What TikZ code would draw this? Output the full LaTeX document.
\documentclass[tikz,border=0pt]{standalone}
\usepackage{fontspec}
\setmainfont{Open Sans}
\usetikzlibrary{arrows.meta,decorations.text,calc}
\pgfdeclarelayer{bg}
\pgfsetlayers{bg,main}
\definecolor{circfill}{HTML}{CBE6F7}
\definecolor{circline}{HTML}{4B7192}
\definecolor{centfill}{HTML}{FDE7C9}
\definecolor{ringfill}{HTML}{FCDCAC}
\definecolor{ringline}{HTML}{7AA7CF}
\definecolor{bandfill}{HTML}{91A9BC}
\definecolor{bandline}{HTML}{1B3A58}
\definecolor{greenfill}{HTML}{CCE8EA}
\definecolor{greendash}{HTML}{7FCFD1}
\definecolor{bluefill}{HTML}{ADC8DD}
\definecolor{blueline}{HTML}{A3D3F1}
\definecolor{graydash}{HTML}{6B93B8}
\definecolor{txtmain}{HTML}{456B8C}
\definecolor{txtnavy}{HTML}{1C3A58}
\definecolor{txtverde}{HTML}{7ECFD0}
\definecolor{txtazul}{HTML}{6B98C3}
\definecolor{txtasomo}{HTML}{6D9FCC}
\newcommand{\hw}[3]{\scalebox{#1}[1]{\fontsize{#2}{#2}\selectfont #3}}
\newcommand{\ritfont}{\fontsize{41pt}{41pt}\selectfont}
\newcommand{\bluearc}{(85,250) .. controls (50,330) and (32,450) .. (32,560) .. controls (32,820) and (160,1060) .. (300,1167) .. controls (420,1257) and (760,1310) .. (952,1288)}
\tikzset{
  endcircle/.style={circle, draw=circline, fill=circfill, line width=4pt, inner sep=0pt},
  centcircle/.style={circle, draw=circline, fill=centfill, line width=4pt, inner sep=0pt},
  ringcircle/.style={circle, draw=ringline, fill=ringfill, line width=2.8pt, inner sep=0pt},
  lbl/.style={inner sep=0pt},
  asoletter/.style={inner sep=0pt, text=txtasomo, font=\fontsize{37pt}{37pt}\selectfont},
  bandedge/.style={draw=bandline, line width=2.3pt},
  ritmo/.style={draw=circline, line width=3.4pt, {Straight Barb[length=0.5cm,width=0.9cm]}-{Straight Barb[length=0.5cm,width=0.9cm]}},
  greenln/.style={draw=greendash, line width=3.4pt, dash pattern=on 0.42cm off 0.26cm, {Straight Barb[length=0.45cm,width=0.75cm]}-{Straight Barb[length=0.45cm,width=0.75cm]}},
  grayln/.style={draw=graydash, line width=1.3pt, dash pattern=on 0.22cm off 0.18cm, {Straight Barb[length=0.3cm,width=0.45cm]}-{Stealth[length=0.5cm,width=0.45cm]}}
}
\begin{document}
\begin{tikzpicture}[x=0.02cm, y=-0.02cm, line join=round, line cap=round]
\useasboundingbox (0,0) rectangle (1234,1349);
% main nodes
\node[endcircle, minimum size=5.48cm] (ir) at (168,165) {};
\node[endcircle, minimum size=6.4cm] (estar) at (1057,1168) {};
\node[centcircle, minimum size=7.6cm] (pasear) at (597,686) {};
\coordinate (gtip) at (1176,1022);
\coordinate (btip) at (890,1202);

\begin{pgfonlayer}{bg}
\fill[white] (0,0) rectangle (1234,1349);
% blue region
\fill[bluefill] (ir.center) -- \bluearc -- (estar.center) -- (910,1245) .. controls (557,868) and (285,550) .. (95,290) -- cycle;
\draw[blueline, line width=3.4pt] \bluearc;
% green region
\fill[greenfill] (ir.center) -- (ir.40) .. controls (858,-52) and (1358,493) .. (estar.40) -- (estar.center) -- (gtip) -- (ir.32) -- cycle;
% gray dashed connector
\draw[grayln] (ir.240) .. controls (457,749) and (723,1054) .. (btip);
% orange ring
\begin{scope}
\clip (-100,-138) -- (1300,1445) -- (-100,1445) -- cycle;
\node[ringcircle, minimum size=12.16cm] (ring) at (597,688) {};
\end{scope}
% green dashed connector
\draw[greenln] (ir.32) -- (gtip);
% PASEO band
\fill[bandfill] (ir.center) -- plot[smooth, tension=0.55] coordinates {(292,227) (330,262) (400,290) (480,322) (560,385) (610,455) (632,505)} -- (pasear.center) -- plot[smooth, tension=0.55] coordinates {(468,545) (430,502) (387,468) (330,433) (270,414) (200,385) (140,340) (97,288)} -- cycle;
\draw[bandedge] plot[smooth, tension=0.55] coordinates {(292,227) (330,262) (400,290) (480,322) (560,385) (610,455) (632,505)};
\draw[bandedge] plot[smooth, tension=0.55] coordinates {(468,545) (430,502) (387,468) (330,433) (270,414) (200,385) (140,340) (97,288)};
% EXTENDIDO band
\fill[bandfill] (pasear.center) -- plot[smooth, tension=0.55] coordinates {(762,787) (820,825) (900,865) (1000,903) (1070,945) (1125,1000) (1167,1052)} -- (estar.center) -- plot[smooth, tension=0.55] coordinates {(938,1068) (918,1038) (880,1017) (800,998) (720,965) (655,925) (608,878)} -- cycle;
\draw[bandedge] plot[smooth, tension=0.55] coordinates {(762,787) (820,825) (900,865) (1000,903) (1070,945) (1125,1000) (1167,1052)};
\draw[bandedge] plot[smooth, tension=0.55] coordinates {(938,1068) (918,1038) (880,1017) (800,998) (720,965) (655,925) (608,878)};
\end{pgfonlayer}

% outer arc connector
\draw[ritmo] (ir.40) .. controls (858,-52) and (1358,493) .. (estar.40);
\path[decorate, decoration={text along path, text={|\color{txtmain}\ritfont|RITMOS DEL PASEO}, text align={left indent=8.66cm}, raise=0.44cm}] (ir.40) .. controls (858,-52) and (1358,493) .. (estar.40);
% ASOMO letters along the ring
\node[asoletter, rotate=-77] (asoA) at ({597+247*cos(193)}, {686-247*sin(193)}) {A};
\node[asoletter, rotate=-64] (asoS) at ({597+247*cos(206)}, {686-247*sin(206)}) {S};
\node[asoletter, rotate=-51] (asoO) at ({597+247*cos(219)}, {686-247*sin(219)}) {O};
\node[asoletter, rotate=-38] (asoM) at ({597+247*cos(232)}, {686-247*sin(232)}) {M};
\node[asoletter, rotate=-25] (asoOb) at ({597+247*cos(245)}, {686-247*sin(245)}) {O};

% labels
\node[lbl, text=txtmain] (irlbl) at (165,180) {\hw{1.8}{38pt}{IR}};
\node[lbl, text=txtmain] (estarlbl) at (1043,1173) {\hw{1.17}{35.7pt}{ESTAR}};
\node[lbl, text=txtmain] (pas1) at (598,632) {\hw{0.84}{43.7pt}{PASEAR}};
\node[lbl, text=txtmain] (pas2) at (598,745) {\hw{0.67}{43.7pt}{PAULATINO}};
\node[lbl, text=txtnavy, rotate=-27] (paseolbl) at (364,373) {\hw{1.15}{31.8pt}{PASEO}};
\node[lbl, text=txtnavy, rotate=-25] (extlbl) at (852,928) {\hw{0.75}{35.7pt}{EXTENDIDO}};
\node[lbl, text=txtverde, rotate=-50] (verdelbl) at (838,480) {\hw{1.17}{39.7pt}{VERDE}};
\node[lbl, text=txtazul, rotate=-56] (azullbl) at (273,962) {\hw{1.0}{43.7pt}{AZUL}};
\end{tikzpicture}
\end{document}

» **STATED TASK**
Give back all the data exactly as written.

» **CORRECT OUTPUT**
What TikZ code would draw this? Output the full LaTeX document.
\documentclass[tikz,border=0pt]{standalone}
\usepackage{fontspec}
\setmainfont{Open Sans}
\usetikzlibrary{arrows.meta,decorations.text,calc}
\pgfdeclarelayer{bg}
\pgfsetlayers{bg,main}
\definecolor{circfill}{HTML}{CBE6F7}
\definecolor{circline}{HTML}{4B7192}
\definecolor{centfill}{HTML}{FDE7C9}
\definecolor{ringfill}{HTML}{FCDCAC}
\definecolor{ringline}{HTML}{7AA7CF}
\definecolor{bandfill}{HTML}{91A9BC}
\definecolor{bandline}{HTML}{1B3A58}
\definecolor{greenfill}{HTML}{CCE8EA}
\definecolor{greendash}{HTML}{7FCFD1}
\definecolor{bluefill}{HTML}{ADC8DD}
\definecolor{blueline}{HTML}{A3D3F1}
\definecolor{graydash}{HTML}{6B93B8}
\definecolor{txtmain}{HTML}{456B8C}
\definecolor{txtnavy}{HTML}{1C3A58}
\definecolor{txtverde}{HTML}{7ECFD0}
\definecolor{txtazul}{HTML}{6B98C3}
\definecolor{txtasomo}{HTML}{6D9FCC}
\newcommand{\hw}[3]{\scalebox{#1}[1]{\fontsize{#2}{#2}\selectfont #3}}
\newcommand{\ritfont}{\fontsize{41pt}{41pt}\selectfont}
\newcommand{\bluearc}{(85,250) .. controls (50,330) and (32,450) .. (32,560) .. controls (32,820) and (160,1060) .. (300,1167) .. controls (420,1257) and (760,1310) .. (952,1288)}
\tikzset{
  endcircle/.style={circle, draw=circline, fill=circfill, line width=4pt, inner sep=0pt},
  centcircle/.style={circle, draw=circline, fill=centfill, line width=4pt, inner sep=0pt},
  ringcircle/.style={circle, draw=ringline, fill=ringfill, line width=2.8pt, inner sep=0pt},
  lbl/.style={inner sep=0pt},
  asoletter/.style={inner sep=0pt, text=txtasomo, font=\fontsize{37pt}{37pt}\selectfont},
  bandedge/.style={draw=bandline, line width=2.3pt},
  ritmo/.style={draw=circline, line width=3.4pt, {Straight Barb[length=0.5cm,width=0.9cm]}-{Straight Barb[length=0.5cm,width=0.9cm]}},
  greenln/.style={draw=greendash, line width=3.4pt, dash pattern=on 0.42cm off 0.26cm, {Straight Barb[length=0.45cm,width=0.75cm]}-{Straight Barb[length=0.45cm,width=0.75cm]}},
  grayln/.style={draw=graydash, line width=1.3pt, dash pattern=on 0.22cm off 0.18cm, {Straight Barb[length=0.3cm,width=0.45cm]}-{Stealth[length=0.5cm,width=0.45cm]}}
}
\begin{document}
\begin{tikzpicture}[x=0.02cm, y=-0.02cm, line join=round, line cap=round]
\useasboundingbox (0,0) rectangle (1234,1349);
% main nodes
\node[endcircle, minimum size=5.48cm] (ir) at (168,165) {};
\node[endcircle, minimum size=6.4cm] (estar) at (1057,1168) {};
\node[centcircle, minimum size=7.6cm] (pasear) at (597,686) {};
\coordinate (gtip) at (1176,1022);
\coordinate (btip) at (890,1202);

\begin{pgfonlayer}{bg}
\fill[white] (0,0) rectangle (1234,1349);
% blue region
\fill[bluefill] (ir.center) -- \bluearc -- (estar.center) -- (910,1245) .. controls (557,868) and (285,550) .. (95,290) -- cycle;
\draw[blueline, line width=3.4pt] \bluearc;
% green region
\fill[greenfill] (ir.center) -- (ir.40) .. controls (858,-52) and (1358,493) .. (estar.40) -- (estar.center) -- (gtip) -- (ir.32) -- cycle;
% gray dashed connector
\draw[grayln] (ir.240) .. controls (457,749) and (723,1054) .. (btip);
% orange ring
\begin{scope}
\clip (-100,-138) -- (1300,1445) -- (-100,1445) -- cycle;
\node[ringcircle, minimum size=12.16cm] (ring) at (597,688) {};
\end{scope}
% green dashed connector
\draw[greenln] (ir.32) -- (gtip);
% PASEO band
\fill[bandfill] (ir.center) -- plot[smooth, tension=0.55] coordinates {(292,227) (330,262) (400,290) (480,322) (560,385) (610,455) (632,505)} -- (pasear.center) -- plot[smooth, tension=0.55] coordinates {(468,545) (430,502) (387,468) (330,433) (270,414) (200,385) (140,340) (97,288)} -- cycle;
\draw[bandedge] plot[smooth, tension=0.55] coordinates {(292,227) (330,262) (400,290) (480,322) (560,385) (610,455) (632,505)};
\draw[bandedge] plot[smooth, tension=0.55] coordinates {(468,545) (430,502) (387,468) (330,433) (270,414) (200,385) (140,340) (97,288)};
% EXTENDIDO band
\fill[bandfill] (pasear.center) -- plot[smooth, tension=0.55] coordinates {(762,787) (820,825) (900,865) (1000,903) (1070,945) (1125,1000) (1167,1052)} -- (estar.center) -- plot[smooth, tension=0.55] coordinates {(938,1068) (918,1038) (880,1017) (800,998) (720,965) (655,925) (608,878)} -- cycle;
\draw[bandedge] plot[smooth, tension=0.55] coordinates {(762,787) (820,825) (900,865) (1000,903) (1070,945) (1125,1000) (1167,1052)};
\draw[bandedge] plot[smooth, tension=0.55] coordinates {(938,1068) (918,1038) (880,1017) (800,998) (720,965) (655,925) (608,878)};
\end{pgfonlayer}

% outer arc connector
\draw[ritmo] (ir.40) .. controls (858,-52) and (1358,493) .. (estar.40);
\path[decorate, decoration={text along path, text={|\color{txtmain}\ritfont|RITMOS DEL PASEO}, text align={left indent=8.66cm}, raise=0.44cm}] (ir.40) .. controls (858,-52) and (1358,493) .. (estar.40);
% ASOMO letters along the ring
\node[asoletter, rotate=-77] (asoA) at ({597+247*cos(193)}, {686-247*sin(193)}) {A};
\node[asoletter, rotate=-64] (asoS) at ({597+247*cos(206)}, {686-247*sin(206)}) {S};
\node[asoletter, rotate=-51] (asoO) at ({597+247*cos(219)}, {686-247*sin(219)}) {O};
\node[asoletter, rotate=-38] (asoM) at ({597+247*cos(232)}, {686-247*sin(232)}) {M};
\node[asoletter, rotate=-25] (asoOb) at ({597+247*cos(245)}, {686-247*sin(245)}) {O};

% labels
\node[lbl, text=txtmain] (irlbl) at (165,180) {\hw{1.8}{38pt}{IR}};
\node[lbl, text=txtmain] (estarlbl) at (1043,1173) {\hw{1.17}{35.7pt}{ESTAR}};
\node[lbl, text=txtmain] (pas1) at (598,632) {\hw{0.84}{43.7pt}{PASEAR}};
\node[lbl, text=txtmain] (pas2) at (598,745) {\hw{0.67}{43.7pt}{PAULATINO}};
\node[lbl, text=txtnavy, rotate=-27] (paseolbl) at (364,373) {\hw{1.15}{31.8pt}{PASEO}};
\node[lbl, text=txtnavy, rotate=-25] (extlbl) at (852,928) {\hw{0.75}{35.7pt}{EXTENDIDO}};
\node[lbl, text=txtverde, rotate=-50] (verdelbl) at (838,480) {\hw{1.17}{39.7pt}{VERDE}};
\node[lbl, text=txtazul, rotate=-56] (azullbl) at (273,962) {\hw{1.0}{43.7pt}{AZUL}};
\end{tikzpicture}
\end{document}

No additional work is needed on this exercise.